▶ _PROBLEM STATEMENT_
Look for the line containing "What Chart.js code" and the line containing "const gdRatio = [];" in the entries below. Copy those two and all lines between them exactly, leaving out pictures.

▶ _RECORDS SUPPLIED_

--- Begin ---

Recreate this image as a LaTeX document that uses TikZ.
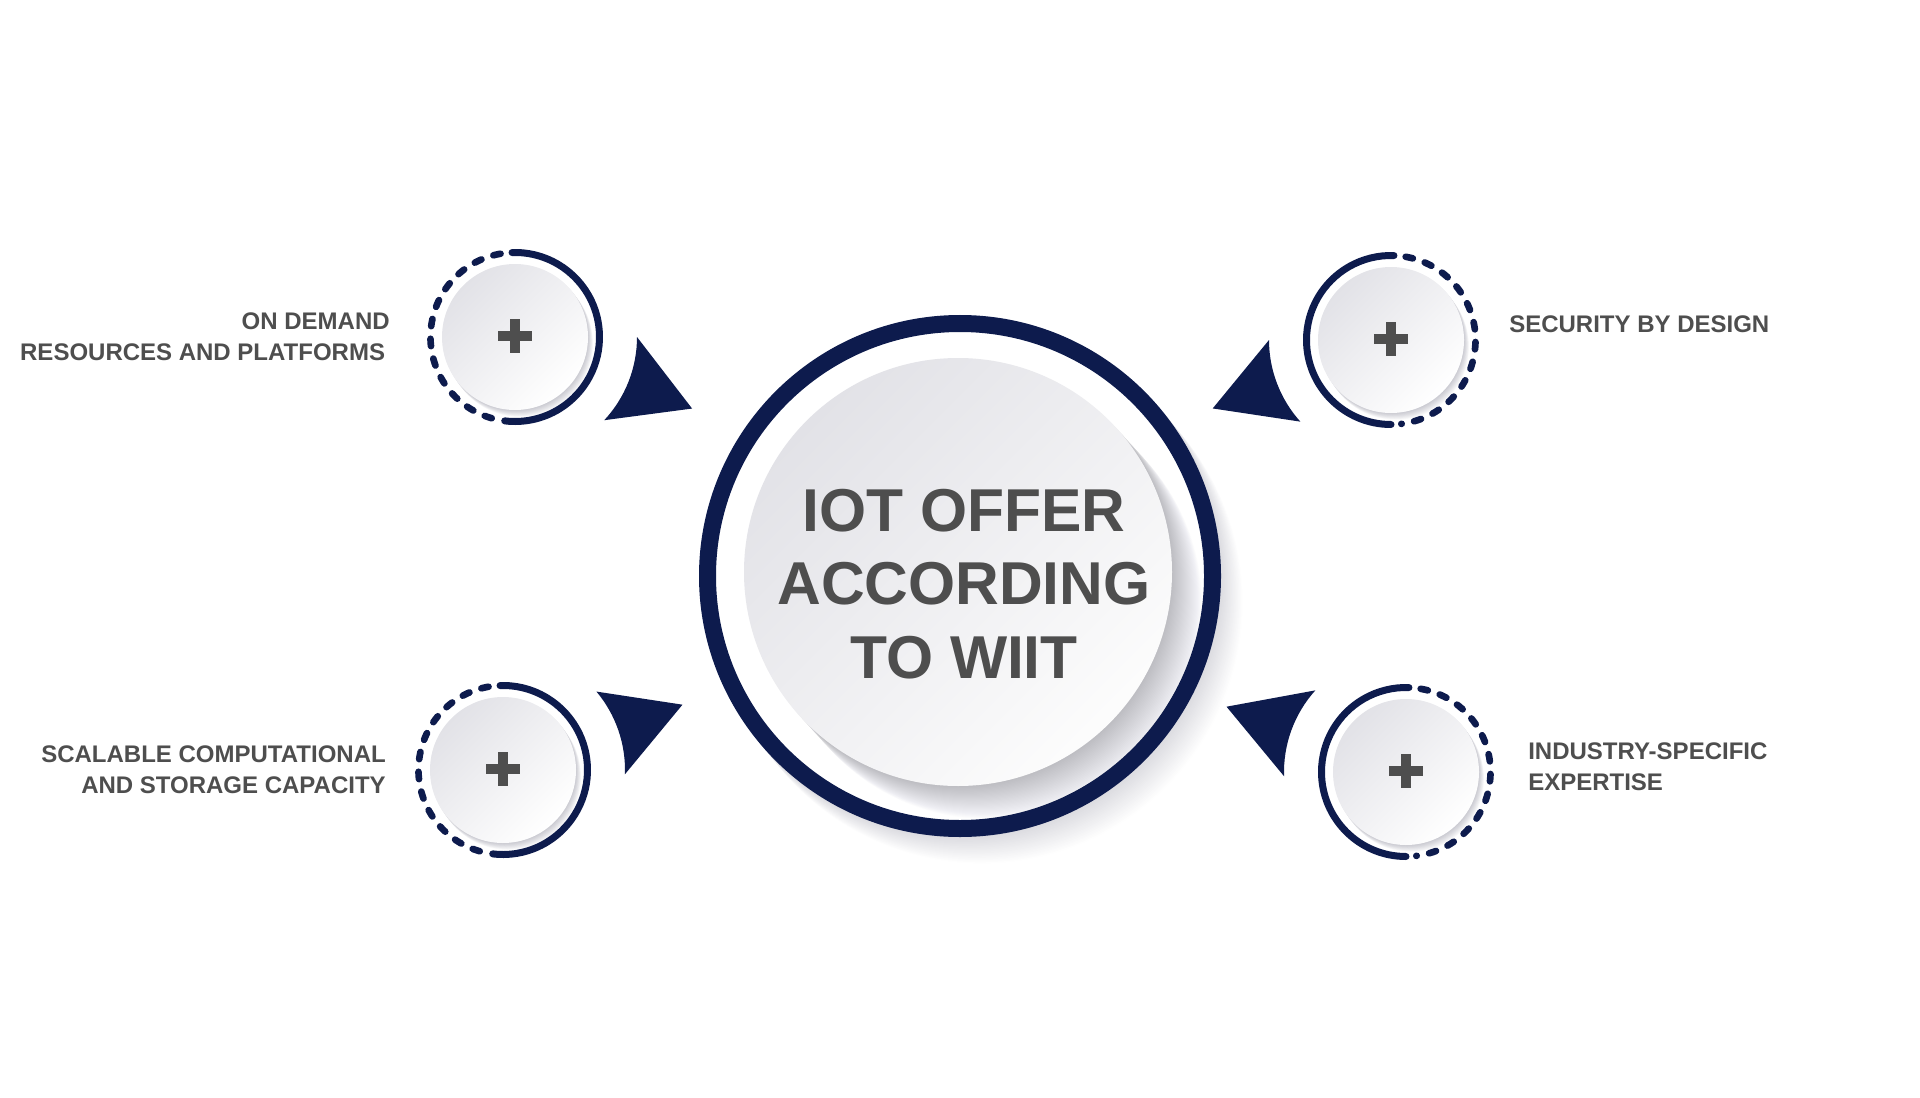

--- End ---
--- Begin ---

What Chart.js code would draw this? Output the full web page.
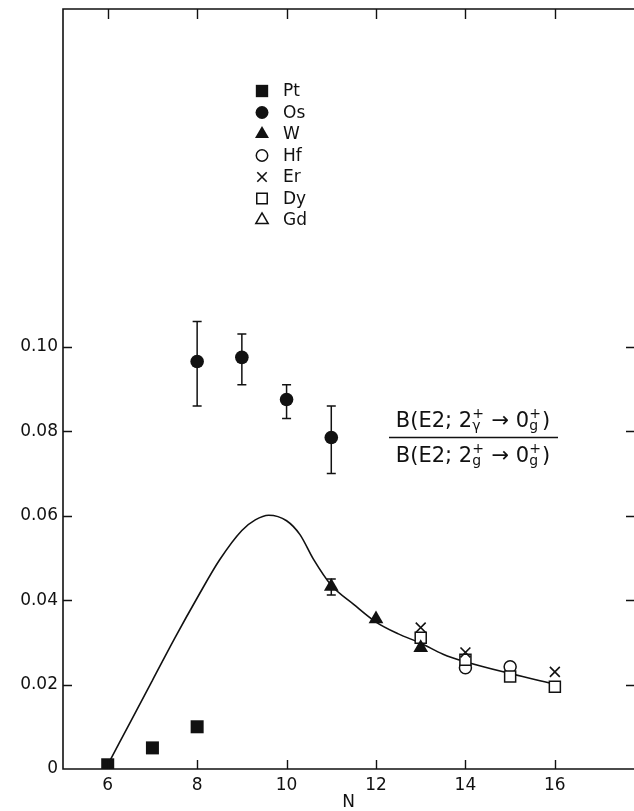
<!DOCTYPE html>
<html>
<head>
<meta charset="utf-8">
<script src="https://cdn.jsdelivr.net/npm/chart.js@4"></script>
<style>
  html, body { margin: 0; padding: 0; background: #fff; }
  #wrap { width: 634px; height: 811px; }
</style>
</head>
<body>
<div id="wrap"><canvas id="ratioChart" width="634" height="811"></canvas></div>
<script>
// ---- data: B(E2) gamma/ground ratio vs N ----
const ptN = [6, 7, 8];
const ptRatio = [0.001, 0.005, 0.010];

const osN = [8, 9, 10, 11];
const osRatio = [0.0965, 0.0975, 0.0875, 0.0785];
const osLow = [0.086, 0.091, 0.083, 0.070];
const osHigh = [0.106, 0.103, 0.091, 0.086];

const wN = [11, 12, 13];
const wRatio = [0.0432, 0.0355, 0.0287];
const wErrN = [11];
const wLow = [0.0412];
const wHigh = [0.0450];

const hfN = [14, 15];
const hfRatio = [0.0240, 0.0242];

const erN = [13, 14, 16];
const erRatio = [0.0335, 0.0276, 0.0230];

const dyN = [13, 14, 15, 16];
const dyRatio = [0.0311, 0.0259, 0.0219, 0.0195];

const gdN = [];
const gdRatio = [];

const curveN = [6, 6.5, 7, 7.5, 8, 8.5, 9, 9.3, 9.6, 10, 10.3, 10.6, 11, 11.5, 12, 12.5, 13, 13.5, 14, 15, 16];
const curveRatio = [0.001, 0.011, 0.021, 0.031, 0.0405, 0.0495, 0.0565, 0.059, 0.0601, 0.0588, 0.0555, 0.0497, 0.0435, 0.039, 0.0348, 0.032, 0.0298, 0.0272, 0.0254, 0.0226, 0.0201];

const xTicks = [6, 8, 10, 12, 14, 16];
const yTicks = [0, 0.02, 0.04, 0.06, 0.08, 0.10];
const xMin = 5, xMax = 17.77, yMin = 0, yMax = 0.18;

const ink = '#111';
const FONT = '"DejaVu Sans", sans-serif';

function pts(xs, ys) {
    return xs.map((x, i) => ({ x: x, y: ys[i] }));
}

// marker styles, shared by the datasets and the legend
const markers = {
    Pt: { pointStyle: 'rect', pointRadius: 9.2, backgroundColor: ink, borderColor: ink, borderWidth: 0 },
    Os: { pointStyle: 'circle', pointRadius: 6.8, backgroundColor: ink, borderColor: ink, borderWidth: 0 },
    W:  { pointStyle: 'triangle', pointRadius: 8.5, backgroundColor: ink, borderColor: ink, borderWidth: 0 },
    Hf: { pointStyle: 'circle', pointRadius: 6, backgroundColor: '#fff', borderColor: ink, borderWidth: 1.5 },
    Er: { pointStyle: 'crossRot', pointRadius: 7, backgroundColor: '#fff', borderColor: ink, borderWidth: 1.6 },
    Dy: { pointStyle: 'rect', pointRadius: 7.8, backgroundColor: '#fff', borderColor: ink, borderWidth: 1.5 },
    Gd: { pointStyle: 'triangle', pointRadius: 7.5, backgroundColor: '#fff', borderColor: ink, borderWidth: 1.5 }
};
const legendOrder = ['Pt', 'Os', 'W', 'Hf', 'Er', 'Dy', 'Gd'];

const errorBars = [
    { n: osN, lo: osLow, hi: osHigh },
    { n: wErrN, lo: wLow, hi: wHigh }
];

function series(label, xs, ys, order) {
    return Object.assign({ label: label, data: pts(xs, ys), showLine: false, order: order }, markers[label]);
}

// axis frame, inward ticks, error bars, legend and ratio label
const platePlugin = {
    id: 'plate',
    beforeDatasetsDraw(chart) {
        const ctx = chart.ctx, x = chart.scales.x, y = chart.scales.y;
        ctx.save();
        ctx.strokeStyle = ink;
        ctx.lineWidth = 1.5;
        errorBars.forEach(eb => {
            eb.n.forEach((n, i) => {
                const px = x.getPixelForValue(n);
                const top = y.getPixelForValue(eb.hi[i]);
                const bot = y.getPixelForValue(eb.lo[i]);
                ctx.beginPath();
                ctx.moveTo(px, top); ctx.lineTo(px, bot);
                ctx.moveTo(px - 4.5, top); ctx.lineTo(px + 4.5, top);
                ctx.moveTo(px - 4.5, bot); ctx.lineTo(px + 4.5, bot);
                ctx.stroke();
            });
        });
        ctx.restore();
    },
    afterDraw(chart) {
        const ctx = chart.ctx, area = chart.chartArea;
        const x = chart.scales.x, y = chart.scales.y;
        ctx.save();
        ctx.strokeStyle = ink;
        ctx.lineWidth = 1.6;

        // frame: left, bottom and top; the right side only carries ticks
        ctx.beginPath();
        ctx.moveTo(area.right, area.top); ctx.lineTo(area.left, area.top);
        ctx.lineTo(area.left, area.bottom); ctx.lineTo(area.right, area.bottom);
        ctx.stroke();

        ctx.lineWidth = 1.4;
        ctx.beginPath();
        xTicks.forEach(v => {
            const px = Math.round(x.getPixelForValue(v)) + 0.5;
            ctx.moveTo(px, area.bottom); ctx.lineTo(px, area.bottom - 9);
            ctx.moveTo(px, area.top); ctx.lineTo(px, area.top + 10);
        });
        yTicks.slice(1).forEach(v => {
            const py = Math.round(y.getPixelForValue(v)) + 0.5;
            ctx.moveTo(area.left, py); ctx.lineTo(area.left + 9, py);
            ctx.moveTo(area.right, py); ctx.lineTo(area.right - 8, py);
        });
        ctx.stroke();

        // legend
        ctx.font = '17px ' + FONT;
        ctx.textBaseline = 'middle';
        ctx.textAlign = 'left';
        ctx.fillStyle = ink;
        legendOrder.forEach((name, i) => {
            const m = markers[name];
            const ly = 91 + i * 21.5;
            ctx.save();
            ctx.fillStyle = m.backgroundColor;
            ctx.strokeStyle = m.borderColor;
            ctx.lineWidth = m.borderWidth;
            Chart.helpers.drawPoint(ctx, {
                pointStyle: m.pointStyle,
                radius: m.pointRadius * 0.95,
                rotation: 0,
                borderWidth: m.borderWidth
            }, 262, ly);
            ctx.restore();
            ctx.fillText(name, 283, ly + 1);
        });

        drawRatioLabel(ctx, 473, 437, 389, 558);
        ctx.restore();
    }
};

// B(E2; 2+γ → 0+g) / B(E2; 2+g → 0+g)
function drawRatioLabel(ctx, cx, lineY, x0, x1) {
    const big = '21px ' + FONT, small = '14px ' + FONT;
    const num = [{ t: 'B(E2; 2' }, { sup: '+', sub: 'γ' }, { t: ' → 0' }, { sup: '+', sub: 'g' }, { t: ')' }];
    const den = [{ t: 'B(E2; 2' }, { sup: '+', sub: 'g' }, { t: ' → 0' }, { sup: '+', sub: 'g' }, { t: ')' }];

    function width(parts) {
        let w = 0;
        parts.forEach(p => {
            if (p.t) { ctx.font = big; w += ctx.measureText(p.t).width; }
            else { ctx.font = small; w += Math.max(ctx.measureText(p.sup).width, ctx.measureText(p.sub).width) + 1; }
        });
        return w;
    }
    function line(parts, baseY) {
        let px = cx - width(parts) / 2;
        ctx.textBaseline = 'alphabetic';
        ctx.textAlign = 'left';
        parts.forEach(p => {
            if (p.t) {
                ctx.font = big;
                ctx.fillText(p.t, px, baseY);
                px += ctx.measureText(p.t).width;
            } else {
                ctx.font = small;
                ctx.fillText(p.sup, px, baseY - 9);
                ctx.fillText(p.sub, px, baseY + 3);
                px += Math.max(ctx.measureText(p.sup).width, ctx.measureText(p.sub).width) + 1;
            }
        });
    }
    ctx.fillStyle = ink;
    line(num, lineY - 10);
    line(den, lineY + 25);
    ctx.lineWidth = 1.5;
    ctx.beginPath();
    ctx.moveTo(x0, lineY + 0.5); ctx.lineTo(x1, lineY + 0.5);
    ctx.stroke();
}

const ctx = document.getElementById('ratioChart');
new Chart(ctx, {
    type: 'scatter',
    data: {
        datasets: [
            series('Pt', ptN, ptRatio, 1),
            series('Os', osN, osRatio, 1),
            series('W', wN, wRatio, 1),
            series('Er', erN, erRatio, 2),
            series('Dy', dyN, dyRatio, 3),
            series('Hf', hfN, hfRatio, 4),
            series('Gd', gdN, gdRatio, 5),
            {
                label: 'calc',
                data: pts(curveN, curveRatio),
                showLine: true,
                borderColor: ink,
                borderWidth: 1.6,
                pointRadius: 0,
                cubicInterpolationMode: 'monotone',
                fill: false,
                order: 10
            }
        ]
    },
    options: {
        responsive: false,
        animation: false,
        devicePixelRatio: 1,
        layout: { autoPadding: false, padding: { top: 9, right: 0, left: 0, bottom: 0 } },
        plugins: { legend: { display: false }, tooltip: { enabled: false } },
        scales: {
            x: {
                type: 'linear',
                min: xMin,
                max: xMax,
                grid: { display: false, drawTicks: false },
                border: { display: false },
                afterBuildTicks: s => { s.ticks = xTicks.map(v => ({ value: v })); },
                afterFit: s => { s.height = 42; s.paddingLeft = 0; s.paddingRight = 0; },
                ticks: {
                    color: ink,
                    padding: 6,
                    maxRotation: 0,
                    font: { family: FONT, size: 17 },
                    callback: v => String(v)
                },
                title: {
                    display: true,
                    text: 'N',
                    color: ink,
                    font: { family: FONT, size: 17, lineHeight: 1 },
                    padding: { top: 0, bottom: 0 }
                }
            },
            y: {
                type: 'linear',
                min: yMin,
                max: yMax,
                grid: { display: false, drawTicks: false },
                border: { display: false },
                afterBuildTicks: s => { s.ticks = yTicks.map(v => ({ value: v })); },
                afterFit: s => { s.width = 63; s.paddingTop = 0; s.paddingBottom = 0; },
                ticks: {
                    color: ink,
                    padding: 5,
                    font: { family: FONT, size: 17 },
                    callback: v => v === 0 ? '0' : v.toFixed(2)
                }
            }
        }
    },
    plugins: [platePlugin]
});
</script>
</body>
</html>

--- End ---

▶ _FINAL RESULT_
What Chart.js code would draw this? Output the full web page.
<!DOCTYPE html>
<html>
<head>
<meta charset="utf-8">
<script src="https://cdn.jsdelivr.net/npm/chart.js@4"></script>
<style>
  html, body { margin: 0; padding: 0; background: #fff; }
  #wrap { width: 634px; height: 811px; }
</style>
</head>
<body>
<div id="wrap"><canvas id="ratioChart" width="634" height="811"></canvas></div>
<script>
// ---- data: B(E2) gamma/ground ratio vs N ----
const ptN = [6, 7, 8];
const ptRatio = [0.001, 0.005, 0.010];

const osN = [8, 9, 10, 11];
const osRatio = [0.0965, 0.0975, 0.0875, 0.0785];
const osLow = [0.086, 0.091, 0.083, 0.070];
const osHigh = [0.106, 0.103, 0.091, 0.086];

const wN = [11, 12, 13];
const wRatio = [0.0432, 0.0355, 0.0287];
const wErrN = [11];
const wLow = [0.0412];
const wHigh = [0.0450];

const hfN = [14, 15];
const hfRatio = [0.0240, 0.0242];

const erN = [13, 14, 16];
const erRatio = [0.0335, 0.0276, 0.0230];

const dyN = [13, 14, 15, 16];
const dyRatio = [0.0311, 0.0259, 0.0219, 0.0195];

const gdN = [];
const gdRatio = [];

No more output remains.